Il video di “Andalusia” vede come protagonisti due cani, come mai questa scelta?

Mentre scrivevo la sceneggiatura del video, che all’inizio doveva essere una cosa molto più elaborata, simile al video di Mala Vida dei Mano Negra, per intenderci, ho deciso di non far recitare umani, stanco del protagonismo degli artisti nei videoclip, e così mi è venuta l’idea di esprimere il concetto di evasione da una costrizione, argomento di cui parla il testo di Andalusia, rendendo protagonisti due cani pastori. I cani amano l’automobile ed affacciarsi al finestrino per godersi il vento, ma allo stesso tempo sono costretti a restare in auto e a non poter essere liberi e questo concetto l’ho trovato molto simile al significato che volevo dare alla canzone.
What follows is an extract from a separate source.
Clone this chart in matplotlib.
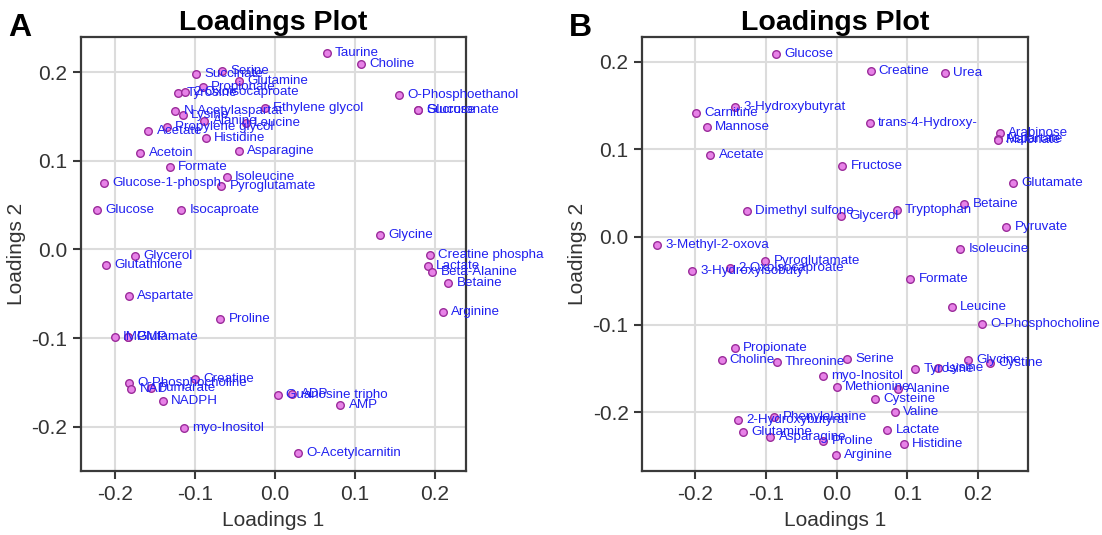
import matplotlib
matplotlib.use("Agg")
import matplotlib.pyplot as plt

plt.rcParams['font.family'] = ['Liberation Sans', 'DejaVu Sans']
plt.rcParams['axes.unicode_minus'] = False

# ---------------- Panel A data ----------------
names_a = ["Succinate", "Serine", "Glutamine", "Propionate", "Tyrosine", "2-Oxoisocaproate",
           "N-Acetylaspartat", "Lysine", "Ethylene glycol", "Alanine", "Leucine",
           "Propylene glycol", "Acetate", "Histidine", "Acetoin", "Asparagine",
           "Taurine", "Choline", "O-Phosphoethanol", "Glucuronate", "Sucrose",
           "Formate", "Glucose-1-phosph", "Isoleucine", "Pyroglutamate", "Glucose",
           "Isocaproate", "Glycerol", "Glutathione", "Glycine", "Creatine phospha",
           "Lactate", "Beta-Alanine", "Betaine", "Arginine", "Aspartate", "Proline",
           "IMP", "GMP", "Glutamate", "O-Phosphocholine", "NAD", "Fumarate", "Creatine",
           "NADPH", "myo-Inositol", "Guanosine tripho", "ADP", "AMP", "O-Acetylcarnitin"]
x_a = [-0.098, -0.066, -0.044, -0.090, -0.121, -0.112,
       -0.124, -0.115, -0.012, -0.088, -0.036,
       -0.135, -0.158, -0.086, -0.168, -0.045,
       0.065, 0.108, 0.155, 0.179, 0.179,
       -0.131, -0.213, -0.060, -0.067, -0.222,
       -0.117, -0.174, -0.211, 0.132, 0.194,
       0.191, 0.197, 0.217, 0.210, -0.182, -0.068,
       -0.200, -0.183, -0.183, -0.182, -0.179, -0.155, -0.100,
       -0.140, -0.113, 0.004, 0.022, 0.082, 0.029]
y_a = [0.198, 0.201, 0.190, 0.183, 0.176, 0.177,
       0.156, 0.152, 0.160, 0.145, 0.143,
       0.138, 0.134, 0.126, 0.109, 0.111,
       0.222, 0.209, 0.174, 0.157, 0.157,
       0.093, 0.075, 0.082, 0.071, 0.044,
       0.044, -0.007, -0.018, 0.016, -0.006,
       -0.019, -0.025, -0.038, -0.071, -0.053, -0.079,
       -0.099, -0.099, -0.099, -0.151, -0.158, -0.156, -0.146,
       -0.171, -0.201, -0.164, -0.163, -0.176, -0.230]

# ---------------- Panel B data ----------------
names_b = ["Glucose", "Carnitine", "3-Hydroxybutyrat", "Mannose", "Acetate", "Fructose",
           "Creatine", "Urea", "trans-4-Hydroxy-", "Arabinose", "Aspartate", "Malonate",
           "Glutamate", "Betaine", "Tryptophan", "Glycerol", "Pyruvate", "Isoleucine",
           "Formate", "Leucine", "O-Phosphocholine", "Dimethyl sulfone", "3-Methyl-2-oxova",
           "Pyroglutamate", "3-Hydroxyisobuty", "2-Oxoisocaproate", "Propionate", "Choline",
           "Threonine", "Serine", "myo-Inositol", "Methionine", "2-Hydroxybutyrat",
           "Phenylalanine", "Glutamine", "Asparagine", "Proline", "Arginine", "Tyrosine",
           "Lysine", "Glycine", "Cystine", "Alanine", "Cysteine", "Valine", "Lactate",
           "Histidine"]
x_b = [-0.086, -0.199, -0.144, -0.184, -0.179, 0.008,
       0.048, 0.153, 0.047, 0.231, 0.228, 0.228,
       0.250, 0.181, 0.085, 0.006, 0.240, 0.175,
       0.104, 0.163, 0.206, -0.127, -0.254,
       -0.101, -0.205, -0.151, -0.144, -0.163,
       -0.085, 0.015, -0.019, 0.000, -0.139,
       -0.088, -0.133, -0.094, -0.019, -0.001, 0.111,
       0.143, 0.186, 0.217, 0.087, 0.055, 0.082, 0.072,
       0.095]
y_b = [0.209, 0.141, 0.148, 0.125, 0.094, 0.081,
       0.189, 0.187, 0.130, 0.119, 0.112, 0.111,
       0.061, 0.038, 0.031, 0.024, 0.011, -0.014,
       -0.048, -0.080, -0.099, 0.029, -0.009,
       -0.027, -0.039, -0.035, -0.127, -0.140,
       -0.143, -0.139, -0.159, -0.171, -0.209,
       -0.205, -0.223, -0.228, -0.233, -0.249, -0.151,
       -0.150, -0.140, -0.144, -0.173, -0.185, -0.200, -0.220,
       -0.236]

ticks = [-0.2, -0.1, 0.0, 0.1, 0.2]
tick_labels = ["-0.2", "-0.1", "0.0", "0.1", "0.2"]

fig = plt.figure(figsize=(11.02, 5.35), dpi=100)
axA = fig.add_axes([0.0735, 0.1196, 0.3494, 0.8112])
axB = fig.add_axes([0.5830, 0.1196, 0.3498, 0.8112])

def style(ax, xlim, ylim):
    ax.set_xlim(*xlim)
    ax.set_ylim(*ylim)
    ax.set_xticks(ticks)
    ax.set_xticklabels(tick_labels)
    ax.set_yticks(ticks)
    ax.set_yticklabels(tick_labels)
    ax.grid(True, color="#dcdcdc", lw=1.5)
    ax.set_axisbelow(True)
    for s in ax.spines.values():
        s.set_color("#3a3a3a")
        s.set_linewidth(1.6)
    ax.tick_params(direction="out", length=6, width=1.5, color="#3a3a3a",
                   labelsize=15, labelcolor="#333333", pad=4)
    ax.set_xlabel("Loadings 1", fontsize=15, color="#333333", labelpad=5)
    ax.set_ylabel("Loadings 2", fontsize=15, color="#333333", labelpad=4)
    ax.set_title("Loadings Plot", fontsize=20.5, fontweight="bold", pad=5)

def draw(ax, names, xs, ys):
    ax.scatter(xs, ys, s=30, facecolor="#e782e7", edgecolor="#9b2c9b",
               linewidth=1.0, zorder=3, clip_on=False)
    for n, x, y in zip(names, xs, ys):
        ax.annotate(n, (x, y), xytext=(6, 0), textcoords="offset points",
                    fontsize=9.6, color="#2020f0", va="center", ha="left",
                    annotation_clip=False, zorder=4)

style(axA, (-0.242, 0.239), (-0.250, 0.2395))
draw(axA, names_a, x_a, y_a)
style(axB, (-0.275, 0.271), (-0.267, 0.228))
draw(axB, names_b, x_b, y_b)

fig.text(0.007, 0.932, "A", fontsize=23, fontweight="bold")
fig.text(0.516, 0.932, "B", fontsize=23, fontweight="bold")

fig.savefig("out.png", dpi=100, facecolor="white")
Un po’ di vento in faccia non è libertà e a volte per capirlo bisogna evadere.

Sei soddisfatto di come sono andate fin qui le cose nel mondo musicale per te?

Dal punto di vista creativo sì perchè, guardandomi indietro, ho fatto scelte coraggiose a livello musicale, se pensi che Johnny DalBasso è nato nel 2012/13, anni in cui esplodeva in Italia l’indie di Calcutta e I Cani ed io invece mi presentavo in giro come one-man band punk-rock con testi in italiano. Inoltre, da quando ho cominciato, ho sempre avuto la possibilità di suonare live in tutt’Italia e avere un buon riscontro di pubblico, e questo è uno dei motivi per cui continuo a fare musica. A parte questo, del mondo musicale disprezzo tanti aspetti: in Italia molti addetti ai lavori sono persone che non amano la musica, non amano l’eterogeneità e la diversità dei generi, puntano su prodotti che non piacciono neanche a loro solo perché bisogna seguire mode e filoni, di cui alla fine rimarrà poco. Non amo i concorsi musicali e i talent show. Sono uno che fa le sue cose e cerca di farle nel modo migliore, secondo i suoi mezzi, ma ciò non vuol dire che non sia attento a ciò che di buono si sta producendo oggi nella musica, nonostante lo squallore generale delle proposte musicali da classifica.

Hai già qualche data live in programma?

Il 24 giugno sono usciti i primi sei brani de “Lo Stato Canaglia” e ho iniziato “Lo stato Canaglia Tour” con cui sto tutt’ora portando live in tutta Italia, insieme al mio power trio, i brani del nuovo disco e alcune canzoni dei miei precedenti lavori. Spero che questo tour duri almeno fino alla primavera prossima, e colgo l’occasione per invitarvi tutti alle prossime date in programma.

La formazione sul palco quindi, anche in futuro, sarà sempre un trio?

Per adesso sì, amo il power trio, le sue potenzialità e anche i suoi limiti, il dover per forza spingere al massimo le individualità per creare il muro del suono necessario a dare il giusto impatto live ai pezzi. Recentemente ho anche riproposto il mio set da one-man band e in futuro credo rifarò un tour in questa modalità. Non sono chiuso all’idea di aggiungere un quarto componente che sia un musicista pluristrumentista per affinare le parti più complesse delle mie canzoni. Più di quattro elementi no, mai!

Grazie mille per il tuo tempo, ti lascio piena libertà di concludere l’intervista come vuoi.

Grazie a te! Rispondere a queste domande è stato terapeutico. Allora chiudo facendo io una domanda ai lettori di Tuttorock: non è che, alla fine, viviamo tutti in uno Stato Canaglia?